TASK DETAILS = Transcribe the full listing exactly, and drop every picture.

———

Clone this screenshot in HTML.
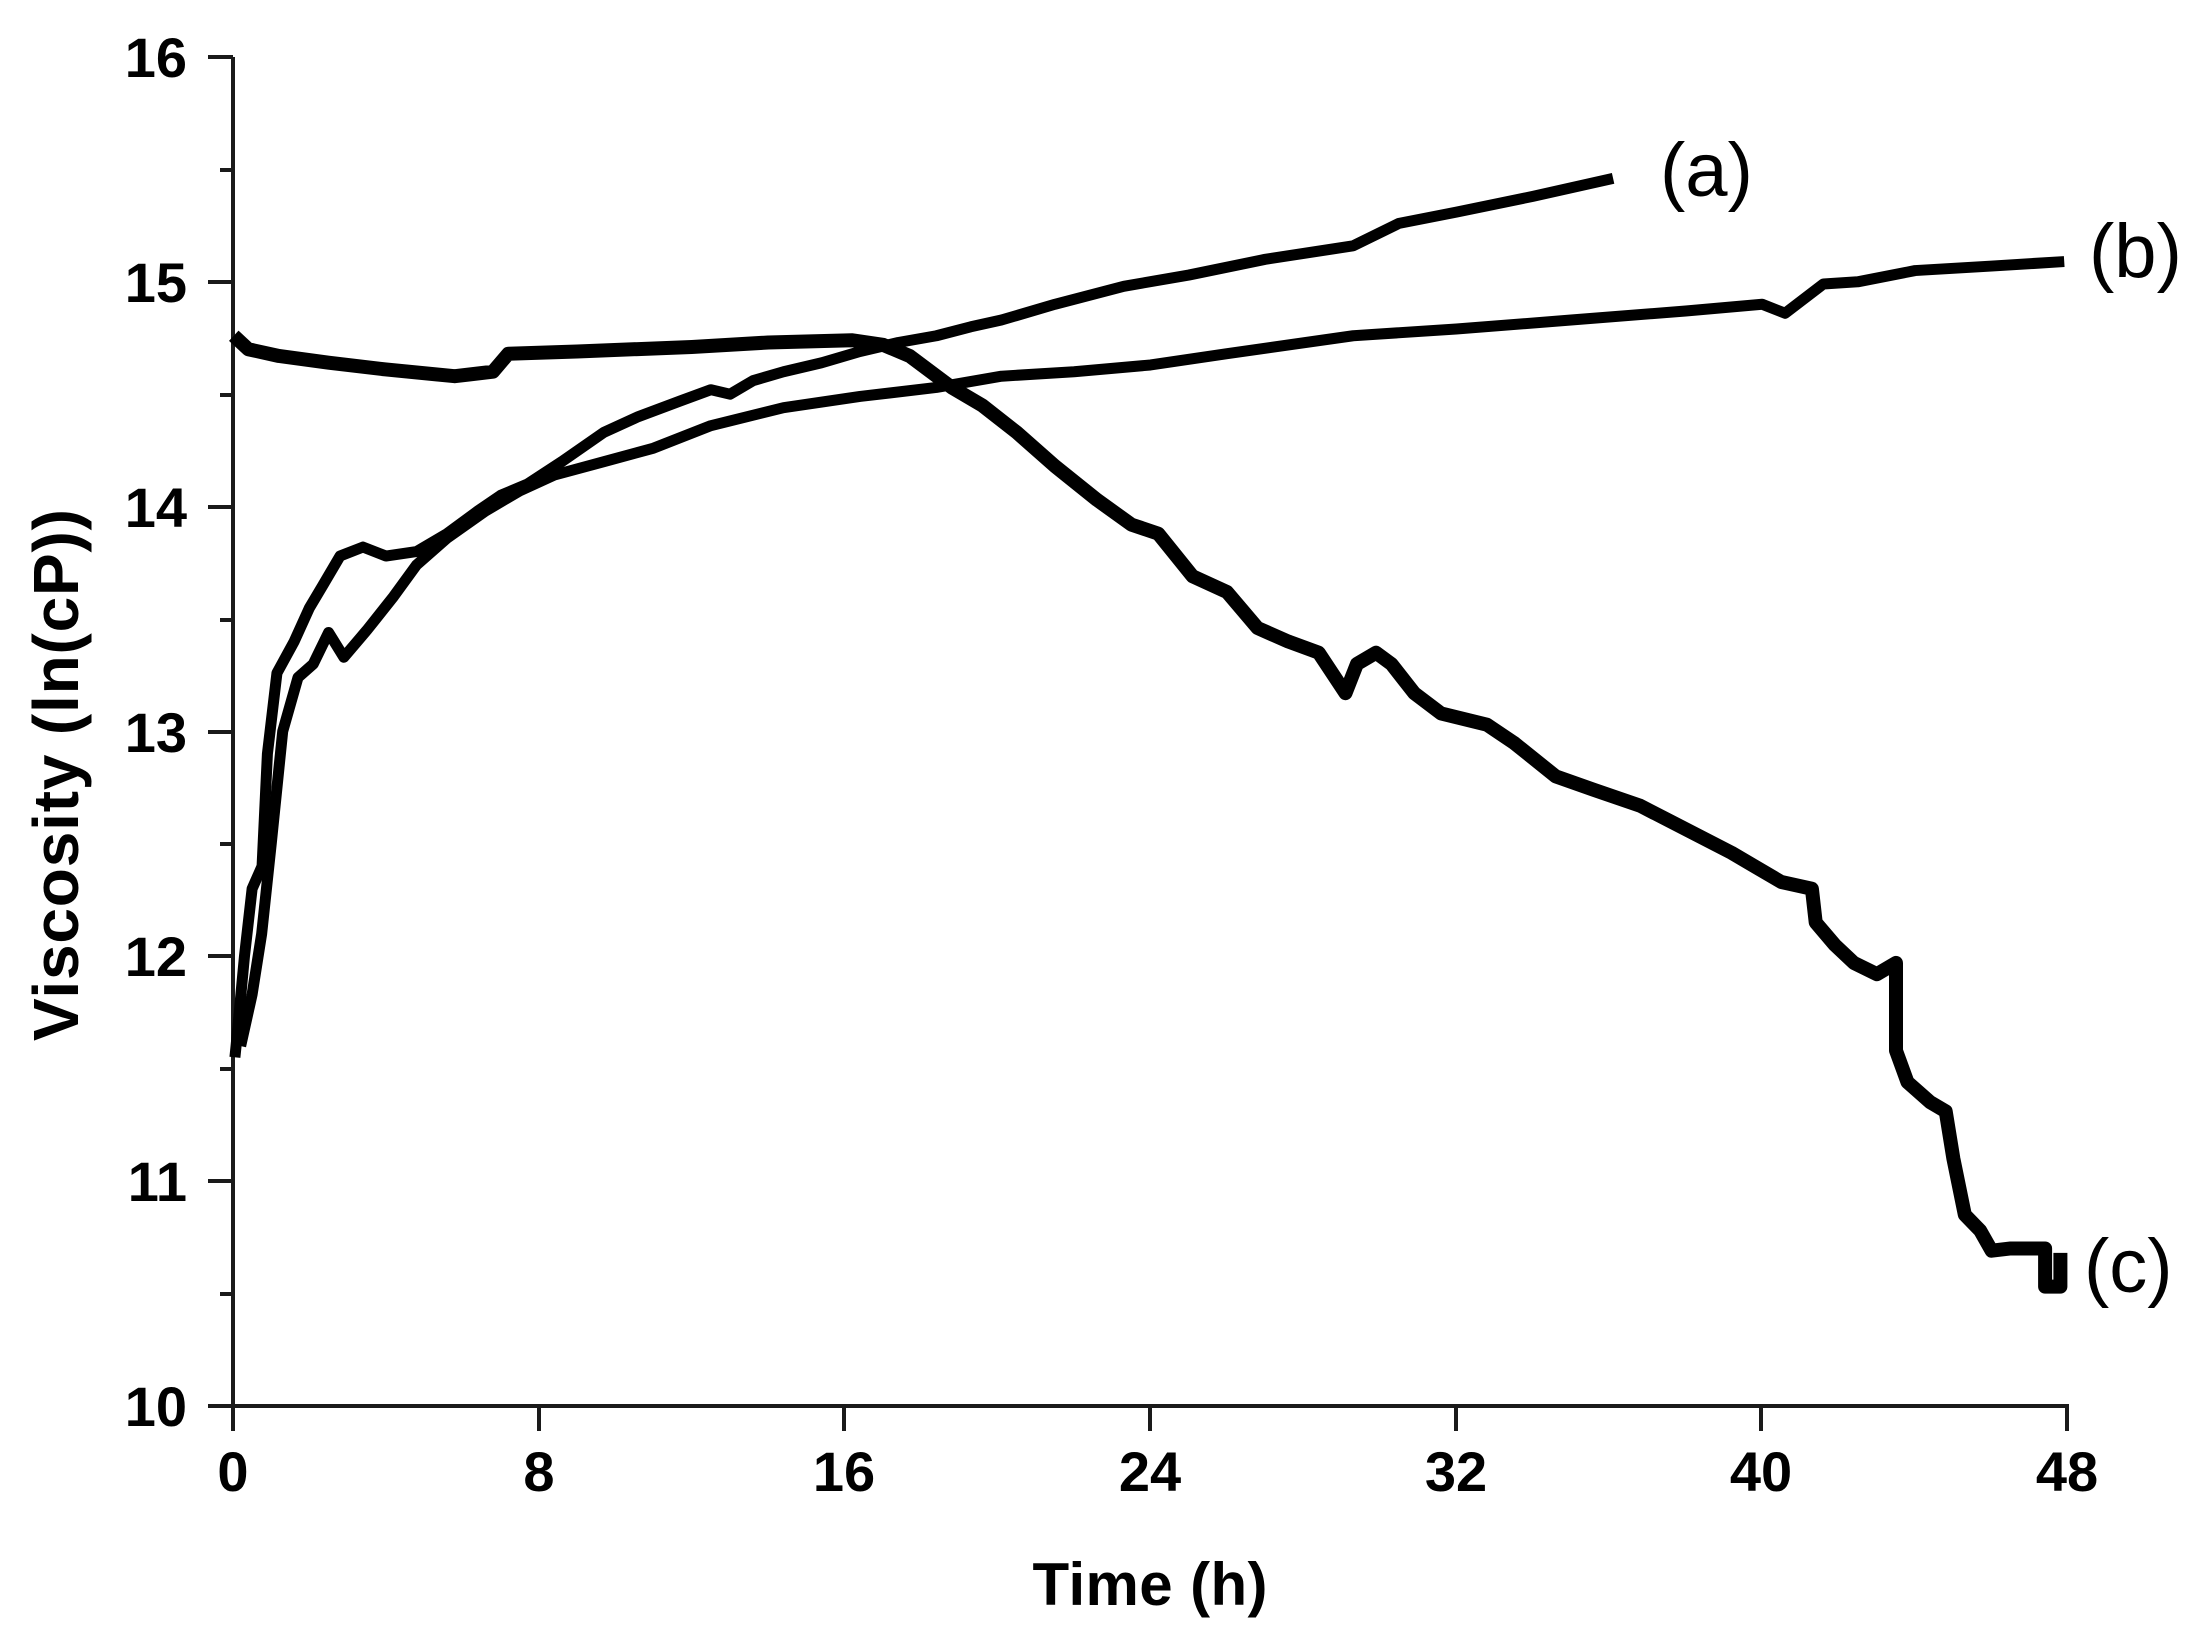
<!DOCTYPE html>
<html><head><meta charset="utf-8"><style>
html,body{margin:0;padding:0;background:#fff;}
svg{display:block;}
</style></head><body>
<svg width="2197" height="1627" viewBox="0 0 2197 1627" xmlns="http://www.w3.org/2000/svg">
<g stroke="#1a1a1a" stroke-width="4" fill="none">
<line x1="233" y1="57" x2="233" y2="1408"/>
<line x1="231" y1="1406" x2="2069" y2="1406"/>
<line x1="208" y1="57" x2="233" y2="57"/>
<line x1="208" y1="282" x2="233" y2="282"/>
<line x1="208" y1="507" x2="233" y2="507"/>
<line x1="208" y1="732" x2="233" y2="732"/>
<line x1="208" y1="956" x2="233" y2="956"/>
<line x1="208" y1="1181" x2="233" y2="1181"/>
<line x1="208" y1="1406" x2="233" y2="1406"/>
<line x1="220" y1="170" x2="233" y2="170"/>
<line x1="220" y1="395" x2="233" y2="395"/>
<line x1="220" y1="620" x2="233" y2="620"/>
<line x1="220" y1="844" x2="233" y2="844"/>
<line x1="220" y1="1069" x2="233" y2="1069"/>
<line x1="220" y1="1294" x2="233" y2="1294"/>
<line x1="233" y1="1406" x2="233" y2="1431"/>
<line x1="539" y1="1406" x2="539" y2="1431"/>
<line x1="844" y1="1406" x2="844" y2="1431"/>
<line x1="1150" y1="1406" x2="1150" y2="1431"/>
<line x1="1456" y1="1406" x2="1456" y2="1431"/>
<line x1="1761" y1="1406" x2="1761" y2="1431"/>
<line x1="2067" y1="1406" x2="2067" y2="1431"/>
</g>
<g font-family="Liberation Sans, Arial, sans-serif" font-weight="bold" font-size="56" fill="#000">
<g text-anchor="end">
<text x="187" y="77">16</text>
<text x="187" y="302">15</text>
<text x="187" y="527">14</text>
<text x="187" y="752">13</text>
<text x="187" y="976">12</text>
<text x="187" y="1201">11</text>
<text x="187" y="1426">10</text>
</g>
<g text-anchor="middle">
<text x="233" y="1491">0</text>
<text x="539" y="1491">8</text>
<text x="844" y="1491">16</text>
<text x="1150" y="1491">24</text>
<text x="1456" y="1491">32</text>
<text x="1761" y="1491">40</text>
<text x="2067" y="1491">48</text>
</g>
<text x="1150" y="1605" font-size="60" text-anchor="middle" textLength="235">Time (h)</text>
<text transform="translate(78,775) rotate(-90)" font-size="64" text-anchor="middle" textLength="532">Viscosity (ln(cP))</text>
</g>
<g font-family="Liberation Sans, Arial, sans-serif" font-size="76" fill="#000">
<text x="1660" y="196">(a)</text>
<text x="2089" y="277">(b)</text>
<text x="2084" y="1292">(c)</text>
</g>
<g fill="none" stroke="#000" stroke-linejoin="round" stroke-linecap="butt" transform="matrix(38.23 0 0 -224.8 233 3653.8)">
<polyline vector-effect="non-scaling-stroke" stroke-width="11" points="0.05,11.55 0.08,11.6 0.3,12.0 0.5,12.3 0.76,12.4 0.9,12.9 1.15,13.26 1.6,13.4 2.0,13.55 2.35,13.65 2.8,13.78 3.4,13.82 4.0,13.78 4.8,13.8 5.6,13.88 6.4,13.98 7.0,14.05 7.7,14.1 8.6,14.2 9.7,14.33 10.6,14.4 11.7,14.47 12.5,14.52 13,14.5 13.6,14.56 14.4,14.6 15.4,14.64 16.4,14.69 17.4,14.73 18.4,14.76 19.3,14.8 20.1,14.83 21.5,14.9 23.3,14.98 25,15.03 27,15.1 29.3,15.16 30.5,15.26 32,15.31 34,15.38 36.1,15.46"/>
<polyline vector-effect="non-scaling-stroke" stroke-width="11" points="0.2,11.6 0.5,11.83 0.75,12.1 1.0,12.5 1.3,13.0 1.7,13.24 2.1,13.3 2.5,13.44 2.9,13.33 3.5,13.45 4.2,13.6 4.8,13.74 5.6,13.86 6.6,13.98 7.5,14.07 8.4,14.14 9.7,14.2 11,14.26 12.5,14.36 14.4,14.44 16.4,14.49 18.4,14.53 20.1,14.58 22,14.6 24,14.63 26,14.68 29.3,14.76 32,14.79 35,14.83 38,14.87 40,14.9 40.6,14.86 41.6,14.99 42.5,15.0 44,15.05 46,15.07 47.9,15.09"/>
<polyline vector-effect="non-scaling-stroke" stroke-width="14" points="0.02,14.76 0.4,14.7 1.2,14.67 2.5,14.64 4.0,14.61 5.8,14.58 6.8,14.6 7.2,14.68 9,14.69 12,14.71 14,14.73 16.2,14.74 17.0,14.72 17.7,14.67 18.8,14.53 19.6,14.45 20.5,14.33 21.5,14.18 22.6,14.03 23.5,13.92 24.2,13.88 25.1,13.69 26,13.62 26.8,13.46 27.6,13.4 28.4,13.35 29.1,13.17 29.4,13.3 29.9,13.35 30.3,13.3 30.9,13.17 31.6,13.08 32.8,13.03 33.5,12.95 34.6,12.8 35.6,12.74 36.8,12.67 37.6,12.6 38.4,12.53 39.2,12.46 39.8,12.4 40.5,12.33 41.3,12.3 41.4,12.15 41.9,12.05 42.4,11.97 43.0,11.92 43.5,11.97 43.5,11.58 43.8,11.44 44.4,11.35 44.8,11.31 45.0,11.1 45.3,10.85 45.7,10.78 46,10.69 46.5,10.7 47.4,10.7 47.4,10.53 47.8,10.53 47.8,10.68"/>
</g>
</svg>
</body></html>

———

TASK ANSWER =
Clone this screenshot in HTML.
<!DOCTYPE html>
<html><head><meta charset="utf-8"><style>
html,body{margin:0;padding:0;background:#fff;}
svg{display:block;}
</style></head><body>
<svg width="2197" height="1627" viewBox="0 0 2197 1627" xmlns="http://www.w3.org/2000/svg">
<g stroke="#1a1a1a" stroke-width="4" fill="none">
<line x1="233" y1="57" x2="233" y2="1408"/>
<line x1="231" y1="1406" x2="2069" y2="1406"/>
<line x1="208" y1="57" x2="233" y2="57"/>
<line x1="208" y1="282" x2="233" y2="282"/>
<line x1="208" y1="507" x2="233" y2="507"/>
<line x1="208" y1="732" x2="233" y2="732"/>
<line x1="208" y1="956" x2="233" y2="956"/>
<line x1="208" y1="1181" x2="233" y2="1181"/>
<line x1="208" y1="1406" x2="233" y2="1406"/>
<line x1="220" y1="170" x2="233" y2="170"/>
<line x1="220" y1="395" x2="233" y2="395"/>
<line x1="220" y1="620" x2="233" y2="620"/>
<line x1="220" y1="844" x2="233" y2="844"/>
<line x1="220" y1="1069" x2="233" y2="1069"/>
<line x1="220" y1="1294" x2="233" y2="1294"/>
<line x1="233" y1="1406" x2="233" y2="1431"/>
<line x1="539" y1="1406" x2="539" y2="1431"/>
<line x1="844" y1="1406" x2="844" y2="1431"/>
<line x1="1150" y1="1406" x2="1150" y2="1431"/>
<line x1="1456" y1="1406" x2="1456" y2="1431"/>
<line x1="1761" y1="1406" x2="1761" y2="1431"/>
<line x1="2067" y1="1406" x2="2067" y2="1431"/>
</g>
<g font-family="Liberation Sans, Arial, sans-serif" font-weight="bold" font-size="56" fill="#000">
<g text-anchor="end">
<text x="187" y="77">16</text>
<text x="187" y="302">15</text>
<text x="187" y="527">14</text>
<text x="187" y="752">13</text>
<text x="187" y="976">12</text>
<text x="187" y="1201">11</text>
<text x="187" y="1426">10</text>
</g>
<g text-anchor="middle">
<text x="233" y="1491">0</text>
<text x="539" y="1491">8</text>
<text x="844" y="1491">16</text>
<text x="1150" y="1491">24</text>
<text x="1456" y="1491">32</text>
<text x="1761" y="1491">40</text>
<text x="2067" y="1491">48</text>
</g>
<text x="1150" y="1605" font-size="60" text-anchor="middle" textLength="235">Time (h)</text>
<text transform="translate(78,775) rotate(-90)" font-size="64" text-anchor="middle" textLength="532">Viscosity (ln(cP))</text>
</g>
<g font-family="Liberation Sans, Arial, sans-serif" font-size="76" fill="#000">
<text x="1660" y="196">(a)</text>
<text x="2089" y="277">(b)</text>
<text x="2084" y="1292">(c)</text>
</g>
<g fill="none" stroke="#000" stroke-linejoin="round" stroke-linecap="butt" transform="matrix(38.23 0 0 -224.8 233 3653.8)">
<polyline vector-effect="non-scaling-stroke" stroke-width="11" points="0.05,11.55 0.08,11.6 0.3,12.0 0.5,12.3 0.76,12.4 0.9,12.9 1.15,13.26 1.6,13.4 2.0,13.55 2.35,13.65 2.8,13.78 3.4,13.82 4.0,13.78 4.8,13.8 5.6,13.88 6.4,13.98 7.0,14.05 7.7,14.1 8.6,14.2 9.7,14.33 10.6,14.4 11.7,14.47 12.5,14.52 13,14.5 13.6,14.56 14.4,14.6 15.4,14.64 16.4,14.69 17.4,14.73 18.4,14.76 19.3,14.8 20.1,14.83 21.5,14.9 23.3,14.98 25,15.03 27,15.1 29.3,15.16 30.5,15.26 32,15.31 34,15.38 36.1,15.46"/>
<polyline vector-effect="non-scaling-stroke" stroke-width="11" points="0.2,11.6 0.5,11.83 0.75,12.1 1.0,12.5 1.3,13.0 1.7,13.24 2.1,13.3 2.5,13.44 2.9,13.33 3.5,13.45 4.2,13.6 4.8,13.74 5.6,13.86 6.6,13.98 7.5,14.07 8.4,14.14 9.7,14.2 11,14.26 12.5,14.36 14.4,14.44 16.4,14.49 18.4,14.53 20.1,14.58 22,14.6 24,14.63 26,14.68 29.3,14.76 32,14.79 35,14.83 38,14.87 40,14.9 40.6,14.86 41.6,14.99 42.5,15.0 44,15.05 46,15.07 47.9,15.09"/>
<polyline vector-effect="non-scaling-stroke" stroke-width="14" points="0.02,14.76 0.4,14.7 1.2,14.67 2.5,14.64 4.0,14.61 5.8,14.58 6.8,14.6 7.2,14.68 9,14.69 12,14.71 14,14.73 16.2,14.74 17.0,14.72 17.7,14.67 18.8,14.53 19.6,14.45 20.5,14.33 21.5,14.18 22.6,14.03 23.5,13.92 24.2,13.88 25.1,13.69 26,13.62 26.8,13.46 27.6,13.4 28.4,13.35 29.1,13.17 29.4,13.3 29.9,13.35 30.3,13.3 30.9,13.17 31.6,13.08 32.8,13.03 33.5,12.95 34.6,12.8 35.6,12.74 36.8,12.67 37.6,12.6 38.4,12.53 39.2,12.46 39.8,12.4 40.5,12.33 41.3,12.3 41.4,12.15 41.9,12.05 42.4,11.97 43.0,11.92 43.5,11.97 43.5,11.58 43.8,11.44 44.4,11.35 44.8,11.31 45.0,11.1 45.3,10.85 45.7,10.78 46,10.69 46.5,10.7 47.4,10.7 47.4,10.53 47.8,10.53 47.8,10.68"/>
</g>
</svg>
</body></html>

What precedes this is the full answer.